Rapidement labellisé « cinéaste East Coast » (new-yorkais, lettré, cinéphile), Noah Baumbach s’amuse de sa propre caricature dans Greenberg, son dernier film, en mettant en scène le retour d’un New-Yorkais dépressif et inadapté sous le soleil de Los Angeles, dans la villa avec piscine de son frère parti en vacances avec femme et enfants. Roger Greenberg (Ben Stiller) est un musicien raté tout juste sorti d’un séjour en hôpital psychiatrique. Il va retrouver un ami de jeunesse, Ivan (Rhys Ifans), une ex qui a réussi (Jennifer Jason Leigh, épouse du réalisateur) et, surtout, l’assistante personnelle de la famille Greenberg, une douce et farfelue créature prénommée Florence (Greta Gerwig, une vraie révélation). Entre les deux se noue une relation maladroite et un peu vacharde, immature (ensemble, ils ressemblent à deux pré-ados jouant au docteur) et vraisemblablement vouée à l’échec, qui va pourtant miraculeusement mûrir.
Roger Greenberg est insupportable. Bâtir un film entier sur un personnage détestable est terriblement casse-gueule – on se souvient avec peine du récent Persécution de Patrice Chéreau, entièrement construit autour de l’aigreur du personnage incarné par Romain Duris. L’exercice est ici d’autant plus difficile que Baumbach ne cherche jamais à excuser son héros en lui donnant des circonstances atténuantes (c’est un raté et un lâche, point) ou en lui conférant une folie douce qui sentirait d’emblée la facilité scénaristique. Le réalisateur semble ne pas pouvoir s’empêcher de dresser le portrait d’Américains aussi brillants et cultivés (les héros de Les Berkman se séparent étaient profs de fac, Nicole Kidman dans Margot va au mariage est écrivain) qu’inaptes au bonheur familial et à l’épanouissement amoureux, comme si l’enrichissement intellectuel était incompatible avec l’équilibre affectif – ça sent le vécu… Pourtant, en quittant les bords de mer rocailleux de la côte est des États-Unis pour les palmiers de Los Angeles, Baumbach évite les écueils qui plombaient son précédent long métrage. Plongé dans un environnement qui lui est peu familier et qu’il méprise, le cynisme de Roger Greenberg devient plus pathétique qu’agaçant, révélant progressivement les failles du personnage à mesure que se développe sa relation avec Florence.

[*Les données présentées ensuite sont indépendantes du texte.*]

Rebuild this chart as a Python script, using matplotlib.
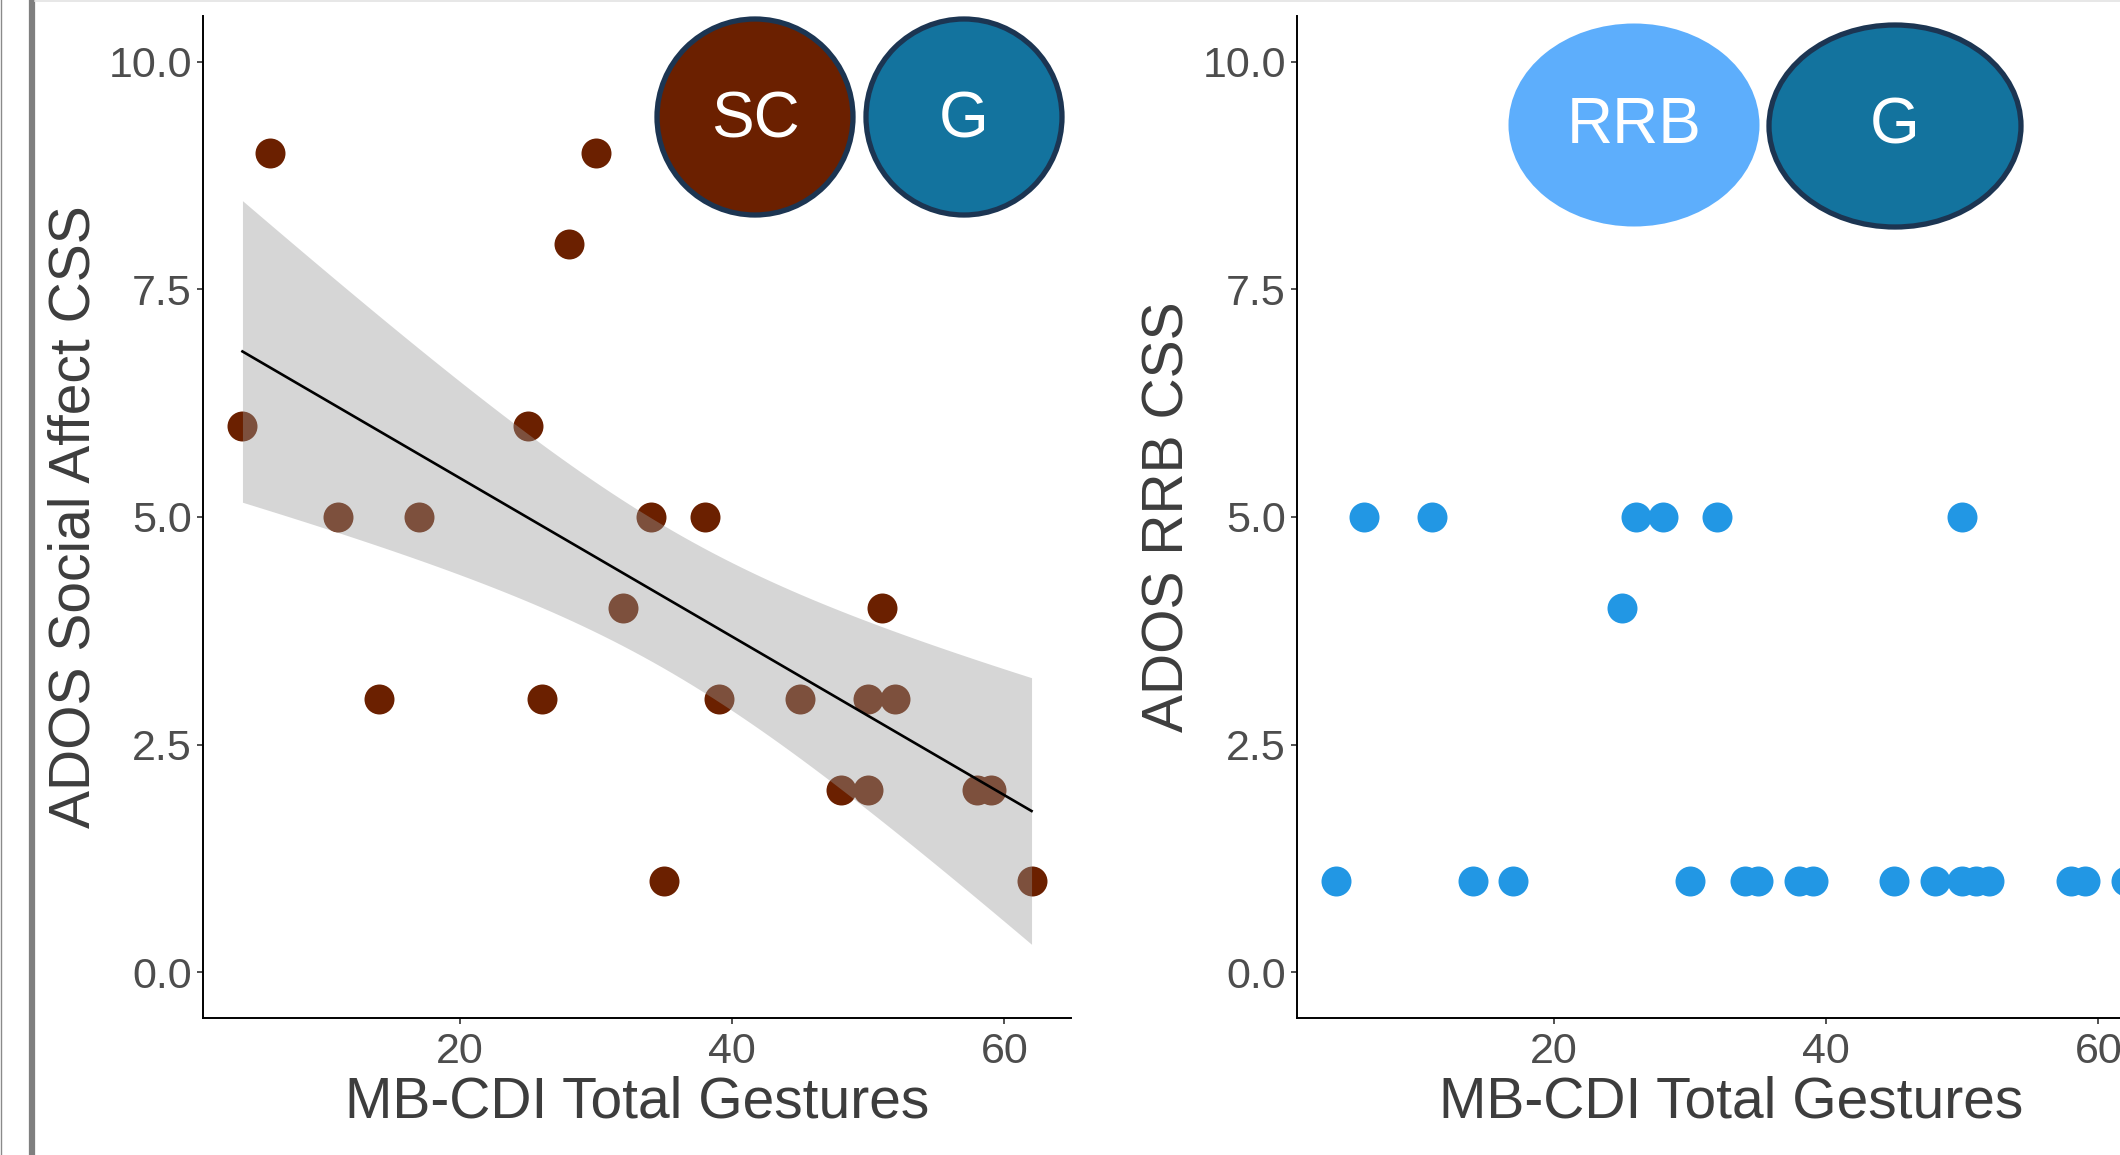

S’il signe quelques scènes de comédie pure qui illustrent à merveille l’inconfort de Greenberg en société, Noah Baumbach maintient de bout en bout l’ambiguïté de son personnage, dont on ne sait jamais vraiment s’il est entièrement responsable de ses malheurs et de ses échecs ou victime de sa propre lucidité et de l’insensibilité de son entourage (son frère, son ex, sa nièce et tous les jeunes californiens décérébrés qu’il côtoie lors d’une grandiose scène de party sous coke). De ses discussions à bâtons rompus avec Ivan, l’ami perdu et peut-être retrouvé, à la prise de conscience progressive de son affection pour Florence, Roger Greenberg est un personnage en constante évolution, riche des nuances qui font souvent défaut aux études de caractère produites par le cinéma américain de nos jours – aujourd’hui, seules quelques séries télévisées peuvent réellement prétendre à une telle complexité scénaristique. Ce qui n’empêche pas le réalisateur de soigner sa mise en scène – fluide, faussement dilettante, en harmonie totale avec son personnage – même si, à l’inverse des films de son comparse Wes Anderson, le cinéma de Noah Baumbach est plus une affaire de mots qu’une question de style. Et de direction d’acteur, aussi : pour ceux qui en doutaient encore, Ben Stiller confirme un talent sidérant, très loin de ses pitreries hollywoodiennes habituelles, voilant ses regards angoissés d’une tristesse infinie.